Hacker News new | ask | show | jobs
by pvxc 5753 days ago
Such large differences imply a difference in the algorithm

Indeed, you write

c = mat2.getcol(j)

norms[0, j] = scipy.linalg.norm(c.A)

which means (i) extract a sparse column vector, (ii) convert it to a dense vector, and (iii) compute the norm. Now, this should explain the speed difference. Looking at the nnz, a dense norm can take up to a factor 5e5/(1.2e8/1.3e7) ~ 54000 longer :)

The main issue here is that the linear algebra stuff under `scipy.linalg` doesn't know about sparse matrices, and tends to convert everything to dense first. You'd need to muck around with `m2.data` to go faster.

1 comments

Thanks a bunch for the help. It would be nice if this were documented somewhere besides reading the source code though :( And none of my googling turned up m2.data.
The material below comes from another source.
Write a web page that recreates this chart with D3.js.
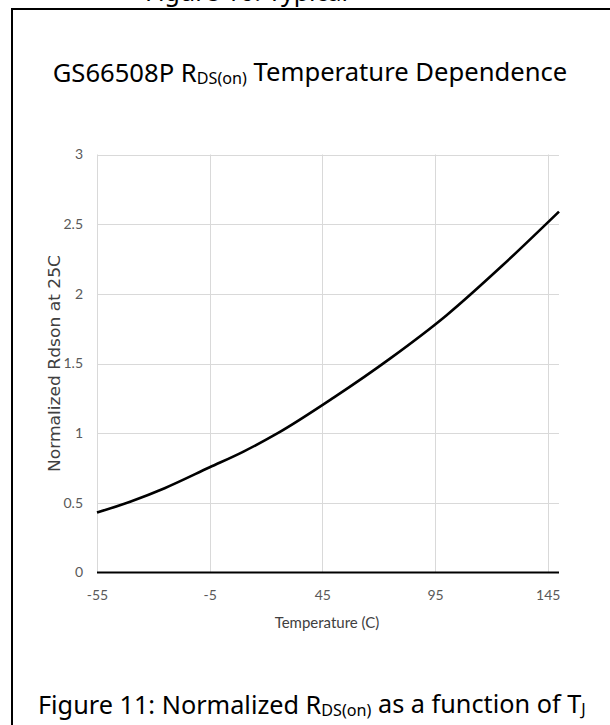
<!DOCTYPE html>
<html><head><meta charset="utf-8">
<script src="https://cdn.jsdelivr.net/npm/d3@7"></script>
<style>html,body{margin:0;padding:0;background:#fff;}svg{display:block;}</style>
</head><body>
<svg id="c" width="610" height="725"></svg>
<script>
const temps = [-55, -40, -25, -5, 10, 25, 50, 75, 100, 125, 150];
const rdson = [0.43, 0.51, 0.605, 0.755, 0.868, 0.998, 1.255, 1.535, 1.845, 2.205, 2.59];
const xTicks = [-55, -5, 45, 95, 145];
const yTicks = [0, 0.5, 1, 1.5, 2, 2.5, 3];
const titleMain = "GS66508P R";
const titleSub = "DS(on)";
const titleRest = " Temperature Dependence";
const xLabel = "Temperature (C)";
const yLabel = "Normalized Rdson at 25C";
const prevCaption = "Figure 10: Typical";

const svg = d3.select("#c");
const narrow = "Lato,'Open Sans',sans-serif";
const myriad = "'Noto Sans','Open Sans',sans-serif";

// cut-off caption of the previous figure (only its lower part shows in the reference)
svg.append("text").attr("x",145).attr("y",1).attr("font-family",myriad).attr("font-size",25).attr("fill","#000").text(prevCaption);

// frame
svg.append("line").attr("x1",12).attr("x2",12).attr("y1",8).attr("y2",725).attr("stroke","#000").attr("stroke-width",2);
svg.append("line").attr("x1",11).attr("x2",610).attr("y1",9).attr("y2",9).attr("stroke","#000").attr("stroke-width",2);

const x = d3.scaleLinear().domain([-55,150]).range([97,559]);
const y = d3.scaleLinear().domain([0,3]).range([572.5,154.5]);

// gridlines
svg.append("g").selectAll("line").data(yTicks.filter(d=>d>0)).join("line")
  .attr("x1",x(-55)).attr("x2",x(150)).attr("y1",d=>Math.round(y(d))+0.5).attr("y2",d=>Math.round(y(d))+0.5)
  .attr("stroke","#d9d9d9").attr("stroke-width",1);
svg.append("g").selectAll("line").data(xTicks).join("line")
  .attr("x1",d=>Math.round(x(d))+0.5).attr("x2",d=>Math.round(x(d))+0.5).attr("y1",y(3)).attr("y2",y(0))
  .attr("stroke","#d9d9d9").attr("stroke-width",1);

// x axis
const xAxis = d3.axisBottom(x).tickValues(xTicks).tickSize(0).tickPadding(18).tickFormat(d=>String(d));
const gx = svg.append("g").attr("transform",`translate(0,${y(0)})`).call(xAxis);
gx.select(".domain").remove();
gx.selectAll("text").attr("font-family",narrow).attr("font-size",14).attr("fill","#595959");
svg.append("line").attr("x1",x(-55)).attr("x2",x(150)).attr("y1",y(0)).attr("y2",y(0)).attr("stroke","#000").attr("stroke-width",2);

// y axis
const yAxis = d3.axisLeft(y).tickValues(yTicks).tickSize(0).tickPadding(14).tickFormat(d=>String(d));
const gy = svg.append("g").attr("transform",`translate(${x(-55)},0)`).call(yAxis);
gy.select(".domain").remove();
gy.selectAll("text").attr("font-family",narrow).attr("font-size",14).attr("fill","#595959");

// line
const pts = temps.map((t,i)=>[t,rdson[i]]);
svg.append("path").datum(pts)
  .attr("d",d3.line().curve(d3.curveMonotoneX).x(d=>x(d[0])).y(d=>y(d[1])))
  .attr("fill","none").attr("stroke","#000").attr("stroke-width",2.6).attr("stroke-linejoin","round");

// axis titles
svg.append("text").attr("x",327).attr("y",628).attr("text-anchor","middle")
  .attr("font-family",narrow).attr("font-size",15).attr("fill","#404040").text(xLabel);
svg.append("text").attr("transform","translate(60,363.5) rotate(-90)").attr("text-anchor","middle")
  .attr("font-family","'DejaVu Sans',sans-serif").attr("font-size",16.5).attr("fill","#404040")
  .attr("textLength",217).attr("lengthAdjust","spacingAndGlyphs").text(yLabel);

// helper: fit a text's font size to a target width
function fit(sel, target){
  const fs = +sel.attr("font-size");
  const w = sel.node().getBBox().width;
  sel.attr("font-size", fs*target/w);
}

// chart title
const t = svg.append("text").attr("x",310).attr("y",82).attr("text-anchor","middle")
  .attr("font-family",myriad).attr("font-size",24).attr("fill","#000");
t.append("tspan").text(titleMain);
t.append("tspan").attr("font-size","0.63em").attr("dy","0.12em").text(titleSub);
t.append("tspan").attr("dy","-0.12em").text(titleRest);
fit(t, 515);

// caption
const capMain = "Figure 11: Normalized R";
const capSub = "DS(on)";
const capRest = " as a function of T";
const capSub2 = "J";
const c = svg.append("text").attr("x",38).attr("y",714)
  .attr("font-family",myriad).attr("font-size",25).attr("fill","#000");
c.append("tspan").text(capMain);
c.append("tspan").attr("font-size","0.64em").attr("dy","0.12em").text(capSub);
c.append("tspan").attr("dy","-0.12em").text(capRest);
c.append("tspan").attr("font-size","0.64em").attr("dy","0.12em").text(capSub2);
fit(c, 548);
</script>
</body></html>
I'd actually guessed that it might be making columns full, but I'd expected to see a step-ladder up and down memory pattern as fectors were allocated, gc was triggered, vectors were allocated, etc. I didn't observe such a pattern; memory usage was almost constant.

Anyway, thanks again for your help -- I'd offer via email to buy you a beer if you're ever in SF, but no email, so...